Описав круг, я подкрался к тому месту, где был привязан спиной к древесному стволу раб Янага, и, как змея, подполз к самому дереву. Янага изогнулся, пытаясь определить, чем вызван шум, и я, застыв, приложил ладонь ко рту, призывая его молчать.
В этот миг хозяин раба закашлялся, и я остолбенел. Видеть рабовладельца в темноте я не мог, однако, судя по всему, он просто перевернулся во сне. Спустя мгновение испанец снова захрапел, и я опять двинулся вперёд.
От этого кашля моё сердце чуть не выскочило через глотку: действие пульке стало ослабевать, и, по мере того как хмель выветривался, я начинал осознавать, на что иду. Если меня поймают, то и мне достанется не меньше, чем беглому рабу. Поркой тут не обойдётся: оскопят, как борова.
Меня охватил такой страх, что я едва не уполз назад. Но перед моим мысленным взором стояли глаза Янаги, разумные и страдающие, не глаза тупого животного, но глаза человека, которому ведомы любовь, боль, знание и желание. О, amigos, как я сожалел, что не обладаю храбростью льва, силой тигра! Увы, я был всего лишь никчёмным парнишкой, у которого и своих-то неприятностей выше головы. Лучше прилечь, хорошенько выспаться, а с утра пораньше пуститься в дорогу, чтобы оставить преследующих меня адских псов как можно дальше позади. Нет ни славы, ни прибыли в том, чтобы помочь рабу сбежать. Даже мой добрый покровитель не стал бы требовать, чтобы я шёл на риск: глупо лишиться собственных гениталий ради спасения чужих.
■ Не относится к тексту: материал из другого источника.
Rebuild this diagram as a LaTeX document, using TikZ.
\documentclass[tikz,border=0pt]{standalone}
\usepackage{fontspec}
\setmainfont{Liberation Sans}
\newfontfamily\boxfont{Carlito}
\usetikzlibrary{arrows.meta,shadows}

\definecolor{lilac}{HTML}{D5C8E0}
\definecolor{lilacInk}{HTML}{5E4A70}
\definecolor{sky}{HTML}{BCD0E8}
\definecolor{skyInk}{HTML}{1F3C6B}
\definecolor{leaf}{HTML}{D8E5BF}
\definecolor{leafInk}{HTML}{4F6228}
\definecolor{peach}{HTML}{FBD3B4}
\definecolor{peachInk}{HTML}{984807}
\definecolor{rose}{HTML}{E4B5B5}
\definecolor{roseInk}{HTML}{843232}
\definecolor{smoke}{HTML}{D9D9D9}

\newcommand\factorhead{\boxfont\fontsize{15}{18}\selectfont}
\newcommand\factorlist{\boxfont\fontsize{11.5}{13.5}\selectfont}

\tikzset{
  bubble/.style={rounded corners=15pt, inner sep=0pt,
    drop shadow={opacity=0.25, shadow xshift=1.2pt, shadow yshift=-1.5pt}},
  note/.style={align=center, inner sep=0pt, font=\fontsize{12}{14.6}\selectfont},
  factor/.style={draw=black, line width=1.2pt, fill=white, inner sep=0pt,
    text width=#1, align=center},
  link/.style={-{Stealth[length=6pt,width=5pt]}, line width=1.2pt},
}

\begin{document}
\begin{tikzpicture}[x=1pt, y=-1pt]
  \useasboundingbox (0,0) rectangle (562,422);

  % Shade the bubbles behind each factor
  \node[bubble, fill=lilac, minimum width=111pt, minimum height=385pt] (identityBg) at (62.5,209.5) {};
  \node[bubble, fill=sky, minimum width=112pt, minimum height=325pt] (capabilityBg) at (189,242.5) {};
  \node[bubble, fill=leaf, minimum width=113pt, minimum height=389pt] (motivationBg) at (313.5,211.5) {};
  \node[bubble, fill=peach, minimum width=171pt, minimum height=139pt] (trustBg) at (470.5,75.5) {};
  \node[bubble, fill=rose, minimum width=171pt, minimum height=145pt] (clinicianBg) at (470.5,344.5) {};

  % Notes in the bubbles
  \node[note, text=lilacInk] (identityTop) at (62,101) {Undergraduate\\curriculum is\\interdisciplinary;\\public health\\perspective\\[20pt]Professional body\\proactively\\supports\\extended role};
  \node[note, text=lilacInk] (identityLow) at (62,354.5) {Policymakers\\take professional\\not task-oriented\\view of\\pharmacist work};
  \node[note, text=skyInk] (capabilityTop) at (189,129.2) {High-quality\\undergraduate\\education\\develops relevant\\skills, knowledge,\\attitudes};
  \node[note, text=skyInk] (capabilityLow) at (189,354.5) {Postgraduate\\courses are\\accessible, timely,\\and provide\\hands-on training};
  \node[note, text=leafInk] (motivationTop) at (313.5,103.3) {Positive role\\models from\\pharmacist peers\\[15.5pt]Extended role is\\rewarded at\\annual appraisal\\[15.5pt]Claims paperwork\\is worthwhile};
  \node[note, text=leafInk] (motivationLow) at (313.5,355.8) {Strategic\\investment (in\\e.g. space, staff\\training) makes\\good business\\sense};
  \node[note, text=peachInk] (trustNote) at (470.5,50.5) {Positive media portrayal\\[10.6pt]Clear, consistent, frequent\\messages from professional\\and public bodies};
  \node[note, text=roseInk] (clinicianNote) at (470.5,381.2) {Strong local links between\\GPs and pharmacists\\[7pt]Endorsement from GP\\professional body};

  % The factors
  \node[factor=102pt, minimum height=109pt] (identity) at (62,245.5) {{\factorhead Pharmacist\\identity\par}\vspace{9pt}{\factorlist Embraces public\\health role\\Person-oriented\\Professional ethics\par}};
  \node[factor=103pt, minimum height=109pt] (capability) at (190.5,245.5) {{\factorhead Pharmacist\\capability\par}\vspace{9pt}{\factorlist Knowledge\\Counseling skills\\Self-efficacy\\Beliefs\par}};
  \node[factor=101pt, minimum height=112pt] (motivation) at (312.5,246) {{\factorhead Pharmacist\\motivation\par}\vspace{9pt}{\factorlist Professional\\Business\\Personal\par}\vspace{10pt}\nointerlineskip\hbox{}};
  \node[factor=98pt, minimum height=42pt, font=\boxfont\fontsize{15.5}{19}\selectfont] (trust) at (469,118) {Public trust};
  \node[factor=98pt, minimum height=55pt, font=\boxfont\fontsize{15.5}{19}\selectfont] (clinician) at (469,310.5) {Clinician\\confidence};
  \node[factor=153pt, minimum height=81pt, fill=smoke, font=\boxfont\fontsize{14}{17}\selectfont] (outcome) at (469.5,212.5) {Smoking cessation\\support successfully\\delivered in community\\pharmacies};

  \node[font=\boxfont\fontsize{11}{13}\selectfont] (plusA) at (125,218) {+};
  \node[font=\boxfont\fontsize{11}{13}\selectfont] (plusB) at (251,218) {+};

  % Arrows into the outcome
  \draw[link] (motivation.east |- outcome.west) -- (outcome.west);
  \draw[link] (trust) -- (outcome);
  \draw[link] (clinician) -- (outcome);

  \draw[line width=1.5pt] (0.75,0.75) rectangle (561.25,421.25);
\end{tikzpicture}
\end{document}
Да, что ни говори, а носители шпор правы. Метисы — существа неразумные и, предоставленные сами себе, способны вытворять несуразные вещи. Вот и я, например, уступив своим низменным инстинктам, подполз к дереву и перерезал верёвки Янаги. Он, понятное дело, ничего не сказал, но мне хватило благодарности в его взгляде.
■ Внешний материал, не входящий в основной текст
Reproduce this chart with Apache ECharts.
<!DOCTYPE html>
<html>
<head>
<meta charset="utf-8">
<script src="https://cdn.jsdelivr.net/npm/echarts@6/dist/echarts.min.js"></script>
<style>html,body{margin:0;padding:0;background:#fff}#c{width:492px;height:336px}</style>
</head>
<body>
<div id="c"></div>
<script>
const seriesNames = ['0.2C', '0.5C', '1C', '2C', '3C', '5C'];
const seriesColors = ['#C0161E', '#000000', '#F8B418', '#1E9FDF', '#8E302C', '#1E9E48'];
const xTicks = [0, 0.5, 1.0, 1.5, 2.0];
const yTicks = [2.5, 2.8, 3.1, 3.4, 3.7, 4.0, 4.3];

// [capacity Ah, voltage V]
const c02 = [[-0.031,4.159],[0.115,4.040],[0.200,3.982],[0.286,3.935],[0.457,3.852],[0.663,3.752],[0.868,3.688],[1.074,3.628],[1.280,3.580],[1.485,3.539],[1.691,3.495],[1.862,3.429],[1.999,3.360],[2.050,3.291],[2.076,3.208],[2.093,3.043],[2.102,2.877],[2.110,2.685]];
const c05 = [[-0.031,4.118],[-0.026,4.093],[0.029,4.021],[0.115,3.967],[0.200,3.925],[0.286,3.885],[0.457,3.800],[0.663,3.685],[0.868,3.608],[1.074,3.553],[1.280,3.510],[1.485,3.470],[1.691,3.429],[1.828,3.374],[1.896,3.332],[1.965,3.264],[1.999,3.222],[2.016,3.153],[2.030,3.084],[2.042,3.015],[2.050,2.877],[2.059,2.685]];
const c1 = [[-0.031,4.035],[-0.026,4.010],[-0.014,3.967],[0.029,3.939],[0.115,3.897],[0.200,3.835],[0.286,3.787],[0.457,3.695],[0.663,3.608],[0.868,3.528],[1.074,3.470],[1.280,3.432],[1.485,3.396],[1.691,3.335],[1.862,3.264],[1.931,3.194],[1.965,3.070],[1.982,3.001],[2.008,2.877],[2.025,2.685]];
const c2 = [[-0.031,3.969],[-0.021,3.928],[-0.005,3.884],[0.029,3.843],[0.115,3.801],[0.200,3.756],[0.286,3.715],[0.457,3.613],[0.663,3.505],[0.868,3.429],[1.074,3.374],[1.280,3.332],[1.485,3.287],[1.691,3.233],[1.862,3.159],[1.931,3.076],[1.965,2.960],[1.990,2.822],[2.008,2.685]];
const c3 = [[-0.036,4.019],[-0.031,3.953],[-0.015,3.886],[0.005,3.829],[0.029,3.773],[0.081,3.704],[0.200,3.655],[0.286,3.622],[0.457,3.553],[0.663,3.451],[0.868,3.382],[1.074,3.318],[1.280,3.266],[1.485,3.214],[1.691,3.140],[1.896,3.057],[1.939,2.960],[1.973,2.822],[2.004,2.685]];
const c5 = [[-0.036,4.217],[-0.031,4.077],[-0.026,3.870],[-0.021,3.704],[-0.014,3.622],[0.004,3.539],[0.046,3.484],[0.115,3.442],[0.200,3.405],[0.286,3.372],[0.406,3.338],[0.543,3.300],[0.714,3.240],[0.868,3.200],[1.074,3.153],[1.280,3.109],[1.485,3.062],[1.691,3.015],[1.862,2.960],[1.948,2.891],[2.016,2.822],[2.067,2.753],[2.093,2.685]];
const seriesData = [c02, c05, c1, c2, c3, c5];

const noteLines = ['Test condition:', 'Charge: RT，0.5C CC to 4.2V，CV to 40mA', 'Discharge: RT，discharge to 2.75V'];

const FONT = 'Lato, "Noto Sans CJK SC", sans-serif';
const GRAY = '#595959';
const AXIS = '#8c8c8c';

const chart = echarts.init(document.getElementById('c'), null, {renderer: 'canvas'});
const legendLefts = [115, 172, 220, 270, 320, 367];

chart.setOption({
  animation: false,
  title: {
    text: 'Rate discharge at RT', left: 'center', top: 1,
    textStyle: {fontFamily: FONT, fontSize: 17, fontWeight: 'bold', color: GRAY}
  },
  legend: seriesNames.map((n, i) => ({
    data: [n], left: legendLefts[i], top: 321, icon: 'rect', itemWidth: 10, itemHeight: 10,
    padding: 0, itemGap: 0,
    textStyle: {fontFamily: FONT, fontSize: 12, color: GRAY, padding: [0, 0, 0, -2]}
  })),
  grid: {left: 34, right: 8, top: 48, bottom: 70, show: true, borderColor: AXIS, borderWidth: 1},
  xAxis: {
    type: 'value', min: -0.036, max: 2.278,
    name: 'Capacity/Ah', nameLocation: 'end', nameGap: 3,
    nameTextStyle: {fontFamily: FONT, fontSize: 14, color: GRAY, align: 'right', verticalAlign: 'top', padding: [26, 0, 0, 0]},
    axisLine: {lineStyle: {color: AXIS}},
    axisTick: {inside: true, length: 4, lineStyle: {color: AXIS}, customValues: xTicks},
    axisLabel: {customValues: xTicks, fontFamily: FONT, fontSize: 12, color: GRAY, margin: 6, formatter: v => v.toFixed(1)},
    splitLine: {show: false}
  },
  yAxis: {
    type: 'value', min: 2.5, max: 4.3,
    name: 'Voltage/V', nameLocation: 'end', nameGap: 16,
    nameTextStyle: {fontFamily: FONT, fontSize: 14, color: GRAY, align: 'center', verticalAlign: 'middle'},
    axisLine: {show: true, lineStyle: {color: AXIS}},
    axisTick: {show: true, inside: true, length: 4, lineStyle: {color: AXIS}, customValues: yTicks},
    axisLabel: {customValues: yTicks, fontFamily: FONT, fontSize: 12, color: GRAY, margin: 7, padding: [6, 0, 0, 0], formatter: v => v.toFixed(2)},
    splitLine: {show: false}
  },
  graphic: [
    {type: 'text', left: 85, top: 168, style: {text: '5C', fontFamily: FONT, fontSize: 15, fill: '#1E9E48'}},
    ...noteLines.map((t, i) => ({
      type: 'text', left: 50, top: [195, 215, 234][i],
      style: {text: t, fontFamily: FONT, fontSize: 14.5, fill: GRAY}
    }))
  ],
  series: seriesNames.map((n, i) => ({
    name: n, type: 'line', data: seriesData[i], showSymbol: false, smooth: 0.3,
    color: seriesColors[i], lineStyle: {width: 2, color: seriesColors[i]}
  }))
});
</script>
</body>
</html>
Едва успев добраться до своего лежбища, я услышал торопливые шаги — Янага проскользнул мимо и скрылся всё в тех же кустах.
Увы, ему не удалось ускользнуть бесшумно: спустя мгновение рабовладелец уже был на ногах, орал и размахивал шпагой, поблескивавшей всякий раз, когда из-за облаков выглядывала луна. Вокруг поднялась суматоха: все вскакивали и хватались за оружие, не понимая, что происходит. Многие спросонья решили, что на лагерь напали разбойники.
Я же колебался, не зная, что лучше — остаться под деревом или под шумок улизнуть. Смыться бы, конечно, неплохо, но тогда многие догадаются, кто разрезал путы раба. Паника, царившая в душе, подбивала меня бежать сломя голову, но инстинкт выживания приказывал оставаться на месте. Понятно ведь, что по возвращении рабовладелец осмотрит место побега и по разрезанным верёвкам поймёт, что у беглеца был сообщник. Сбежать сейчас — это всё равно что подписать признание.
Тут из зарослей донёсся шум, и сердце у меня упало. Похоже, преследователи настигли бедного Янагу, а я, вместо того чтобы помочь, лишь отягчил его участь. Теперь из кустов отчётливо слышались стоны и болезненные всхлипывания, но темнота не позволяла разглядеть хоть что-то, кроме множества движущихся фигур.
Люди вокруг стали зажигать факелы, а когда толпа с пылающими головешками устремилась на звук, я присоединился к ней, предпочитая не выделяться. Как оказалось, зеваки обступили кого-то, валявшегося на земле и скулившего от боли.
— Боже, да его оскопили! — выкрикнул кто-то.
Тут мне стало совсем не по себе. Помог, называется, человеку! Я протолкался вперёд и воззрился на раненого, корчившегося на земле, зажав окровавленный пах.
Но это оказался вовсе не Янага.
То был его хозяин.
20
Прячась в кустах, я дождался отправления обоза, а когда последний мул, поднимая пыль, двинулся в сторону Ялапы, подошёл к ближайшей индейской хижине и купил себе на завтрак тортилью. Женщина-индианка — несомненно, жена земледельца, у которого я украл пульке, — была молода, чуть старше меня. Однако суровая жизнь — работа на полях, вечные заботы по дому и рождение одного, а то и двух детей ежегодно — состарила её прежде времени. К двадцати пяти годам бедняга превратилась чуть ли не в старуху, и даже во взгляде её тёмных печальных глаз не было и намёка на молодой блеск. Вместе с тортильей она одарила меня грустной улыбкой, а от предложенного мною какао-боба отказалась.